Marginally trapped tubes generated from nonlinear scalar field initial data

TL;DR

This paper proves that under specific smallness and decay conditions, the evolution of certain scalar field initial data in general relativity produces a marginally trapped tube that approaches the black hole's event horizon, indicating stability of this structure.

Contribution

It demonstrates the existence and asymptotic behavior of marginally trapped tubes in the evolution of nonlinear scalar field initial data, extending understanding of black hole horizon stability.

Findings

Existence of a connected, achronal marginally trapped tube asymptotic to the event horizon.

Stability of marginally trapped tubes under small perturbations of Schwarzschild.

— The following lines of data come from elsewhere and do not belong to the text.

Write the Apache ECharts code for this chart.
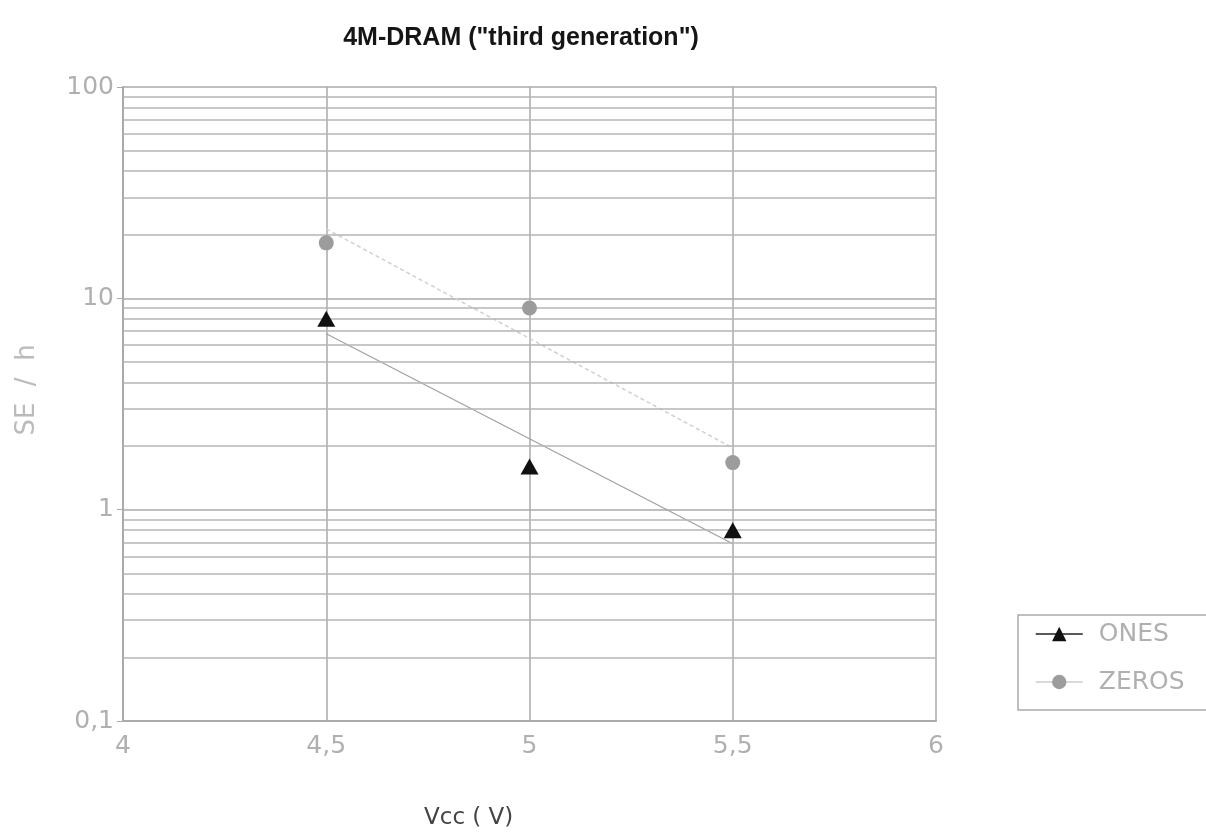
<!DOCTYPE html>
<html><head><meta charset="utf-8">
<script src="https://cdn.jsdelivr.net/npm/echarts@6/dist/echarts.min.js"></script>
<style>html,body{margin:0;padding:0;background:#fff}#c{width:1206px;height:833px}</style>
</head><body><div id="c"></div>
<script>
var titleText = '4M-DRAM ("third generation")';
var xName = 'Vcc ( V)';
var yName = 'SE  /  h';
var vcc = [4.5, 5, 5.5];
var ones = [8.0, 1.6, 0.80];
var zeros = [18.3, 9.0, 1.67];
var trendX = [4.5, 5.5];
var onesTrend = [6.8, 0.69];
var zerosTrend = [21.3, 1.96];
var minorGrid = [0.2,0.3,0.4,0.5,0.6,0.7,0.8,0.9,2,3,4,5,6,7,8,9,20,30,40,50,60,70,80,90];

function pairs(xs, ys){ return xs.map(function(x,i){return [x, ys[i]];}); }
var titleF = '"Liberation Sans", Arial, sans-serif';
var lightF = '"DejaVu Sans ExtraLight", "DejaVu Sans", sans-serif';
var chart = echarts.init(document.getElementById('c'));
chart.setOption({
  animation: false,
  backgroundColor: '#fff',
  title: { text: titleText, left: 516, top: 21, textAlign: 'center',
    textStyle: { fontFamily: titleF, fontSize: 25, fontWeight: 'bold', color: '#151515' } },
  grid: { left: 123, right: 270, top: 87, bottom: 112 },
  legend: {
    left: 1018, top: 615, orient: 'vertical', itemGap: 22,
    padding: [6, 40, 15, 17],
    borderColor: '#aaa', borderWidth: 1.5, borderRadius: 0,
    itemWidth: 47, itemHeight: 18,
    textStyle: { fontFamily: lightF, fontSize: 25, color: '#b0b0b0', lineHeight: 26, padding: [0, 0, 0, 11] },
    data: [
      { name: 'ONES', lineStyle: { width: 1.5, color: '#222', opacity: 1 } },
      { name: 'ZEROS', lineStyle: { width: 1.5, color: '#ccc', opacity: 1 } }
    ]
  },
  graphic: [
    { type: 'text', left: 424, top: 807, style: { text: xName, fontFamily: '"DejaVu Sans", sans-serif', fontSize: 23, fill: '#444' } },
    { type: 'text', x: 27, y: 390, rotation: Math.PI/2, style: { text: yName, fontFamily: lightF, fontSize: 26, fill: '#bbb', align: 'center', verticalAlign: 'middle' } }
  ],
  xAxis: {
    type: 'value', min: 4, max: 6, interval: 0.5,
    axisLine: { show: true, lineStyle: { color: '#aaa', width: 2 } },
    axisTick: { show: false },
    axisLabel: { margin: 13, fontFamily: lightF, fontSize: 25, color: '#b0b0b0',
      formatter: function(v){ return String(v).replace('.', ','); } },
    splitLine: { show: true, lineStyle: { color: '#aaa', width: 1.5 } }
  },
  yAxis: {
    type: 'log', logBase: 10, min: 0.1, max: 100,
    axisLine: { show: true, lineStyle: { color: '#aaa', width: 2 } },
    axisTick: { show: true, length: 6, lineStyle: { color: '#aaa' } },
    axisLabel: { margin: 9, fontFamily: lightF, fontSize: 25, color: '#b0b0b0',
      formatter: function(v){ return String(v).replace('.', ','); } },
    splitLine: { show: true, lineStyle: { color: '#aaa', width: 1.5 } }
  },
  series: [
    { name: 'grid', type: 'line', data: [], silent: true,
      markLine: { silent: true, symbol: 'none', label: { show: false },
        lineStyle: { color: '#b5b5b5', width: 1.5, type: 'solid' },
        data: minorGrid.map(function(v){ return { yAxis: v }; }) } },
    { name: 'onesTrend', type: 'line', data: pairs(trendX, onesTrend), symbol: 'none',
      lineStyle: { color: '#a0a0a0', width: 1.2 }, z: 3 },
    { name: 'zerosTrend', type: 'line', data: pairs(trendX, zerosTrend), symbol: 'none',
      lineStyle: { color: '#d0d0d0', width: 1.5, type: [4, 3] }, z: 3 },
    { name: 'ONES', type: 'line', data: pairs(vcc, ones), symbol: 'triangle', symbolSize: [18, 16],
      itemStyle: { color: '#111' }, lineStyle: { width: 0, color: '#222' }, z: 5 },
    { name: 'ZEROS', type: 'line', data: pairs(vcc, zeros), symbol: 'circle', symbolSize: 15,
      itemStyle: { color: '#9c9c9c' }, lineStyle: { width: 0, color: '#ccc' }, z: 5 }
  ]
});
</script></body></html>
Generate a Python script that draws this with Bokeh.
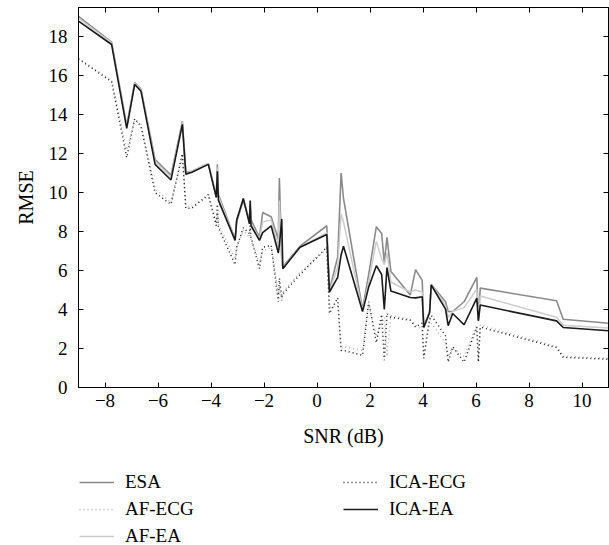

Conditions on initial data and potential function for the results to hold.

Abstract

We show that the maximal future development of asymptotically flat spherically symmetric black hole initial data for a self-gravitating nonlinear scalar field, also called a Higgs field, contains a connected, achronal marginally trapped tube which is asymptotic to the event horizon of the black hole, provided the initial data is sufficiently small and decays like O(r^{-1/2}), and the potential function V is nonnegative with bounded second derivative. This result can be loosely interpreted as a statement about the stability of `nice' asymptotic behavior of marginally trapped tubes under certain small perturbations of Schwarzschild.